In many such cases, agencies’ efforts were blocked for technical violations in not following the proper administrative procedures for changing policies.
But dozens of other environmental regulations have been allowed, or haven’t made their way to court yet. The New York Times counted 78 rules the Trump administration has eliminated, such as requiring oil and gas companies to report methane emissions.
The travel ban: Allowed
- Anadolu Agency/Yasin Ozturk via Getty Images
Federal courts struck down two versions of Trump’s infamous travel ban, which barred travelers from a number of majority-Muslim countries. But the Supreme Court eventually ruled in Trump’s favor and allowed his third travel ban to take effect in June 2018.
The justices ruled 5-4 that national security concerns gave Trump broad authority to restrict who enters the country.
Family separations under the “zero tolerance” policy: Blocked
Shortly after Trump halted family separations in June 2018 amid widespread outrage over his “zero tolerance” policy, a federal judge ordered that the administration reunite all families that had been separated under the policy, and blocked any future separations.
The case is still ongoing and the judge is considering whether to force the administration to reunite other families split up before the official policy was announced.
Asylum ban: Blocked
- Getty Images/Mario Tama
The Supreme Court ruled against Trump on his asylum ban in December 2018, siding with a federal judge who blocked the administration’s efforts to bar migrants from claiming asylum if they crossed the border illegally.

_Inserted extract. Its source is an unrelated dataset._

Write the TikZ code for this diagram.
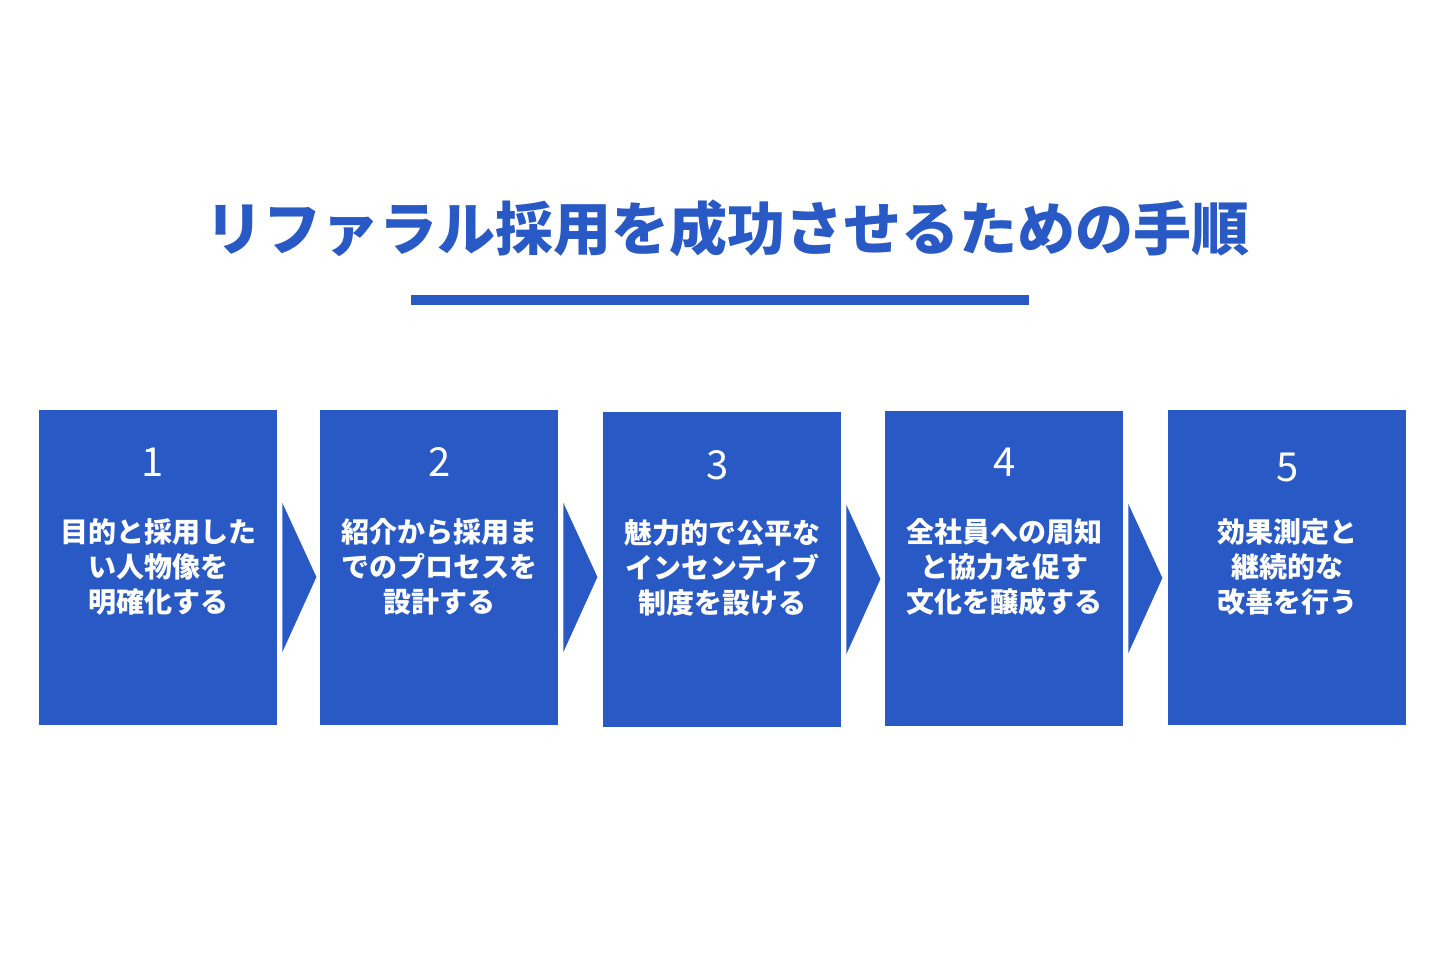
\documentclass[tikz,border=0pt]{standalone}
\usepackage{fontspec}
\setmainfont{Noto Sans CJK JP}
\usepackage{tikz}
\usetikzlibrary{calc}

\definecolor{stepblue}{HTML}{2859C5}

\tikzset{
  stepbox/.style={fill=stepblue,draw=none,minimum width=238pt,minimum height=315pt,anchor=north west,inner sep=0pt},
  stepnum/.style={text=white,font=\fontsize{40}{42}\selectfont},
  steptext/.style={text=white,align=center,font=\fontsize{28}{35}\selectfont\bfseries},
  chevron/.style={fill=stepblue,draw=none}
}

\begin{document}
\begin{tikzpicture}[x=1pt,y=-1pt]
    % Page
    \useasboundingbox (0,0) rectangle (1440,960);
    \fill[white] (0,0) rectangle (1440,960);

    % Title
    \node[text=stepblue,font=\fontsize{58}{62}\selectfont\bfseries] (title) at (727,228) {リファラル採用を成功させるための手順};
    \coordinate (ruleL) at (411,300);
    \coordinate (ruleR) at (1029,300);
    \draw[stepblue,line width=10pt] (ruleL) -- (ruleR);

    % Step boxes
    \node[stepbox] (box1) at (39,410) {};
    \node[stepbox] (box2) at (320,410) {};
    \node[stepbox] (box3) at (603,412) {};
    \node[stepbox] (box4) at (885,411) {};
    \node[stepbox] (box5) at (1168,410) {};

    % Step numbers
    \node[stepnum] (num1) at ($(box1.north)+(-6,52)$) {1};
    \node[stepnum] (num2) at ($(box2.north)+(0,52)$) {2};
    \node[stepnum] (num3) at ($(box3.north)+(-5,53)$) {3};
    \node[stepnum] (num4) at ($(box4.north)+(0,51)$) {4};
    \node[stepnum] (num5) at ($(box5.north)+(0,57)$) {5};

    % Step texts
    \node[steptext] (txt1) at ($(box1.north)+(0,157)$) {目的と採用した\\い人物像を\\明確化する};
    \node[steptext] (txt2) at ($(box2.north)+(0,157)$) {紹介から採用ま\\でのプロセスを\\設計する};
    \node[steptext] (txt3) at ($(box3.north)+(0,156)$) {魅力的で公平な\\インセンティブ\\制度を設ける};
    \node[steptext] (txt4) at ($(box4.north)+(0,156)$) {全社員への周知\\と協力を促す\\文化を醸成する};
    \node[steptext] (txt5) at ($(box5.north)+(0,157)$) {効果測定と\\継続的な\\改善を行う};

    % Chevrons between boxes
    \foreach \a/\b in {box1/box2,box2/box3,box3/box4,box4/box5}{
      \fill[chevron] ($(\a.north east)+(5,93)$) -- ($(\a.north east)+(39,167)$) -- ($(\a.north east)+(5,242)$) -- cycle;
    }
\end{tikzpicture}
\end{document}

US immigration law explicitly states that migrants may request asylum no matter how they cross the border. The case is still ongoing.
Making migrants wait for their asylum hearings in Mexico: Blocked
- Agence France-Presse/Guillermo Arias via Getty Images
A federal judge blocked the Trump administration from forcing migrants to return to Mexico and wait after requesting asylum in the US. The policy, known as “Remain in Mexico” or “Migrant Protection Protocols,” was challenged by immigrant rights groups who argued that making migrants wait for their asylum hearings in a foreign country violated US law.
Sanctuary cities crackdowns: Blocked
- John Moore/Getty Images
Multiple federal courts have ruled against the Trump administration’s crackdown on so-called “sanctuary cities,” arguing that the government cannot withhold federal funds from cities that limit police departments’ cooperation with immigration authorities.
Ending DACA: Blocked
Federal courts blocked the Trump administration from fully ending the Deferred Action for Childhood Arrivals (DACA) program, the Obama-era policy that shielded young, unauthorized immigrants from deportation.
Though immigrants may no longer apply for DACA status if they’ve never had it before, people who are currently under the program’s protection may renew their status.
The case is ongoing, but the Supreme Court didn’t take up the case in its current term and might not rule on it before 2020.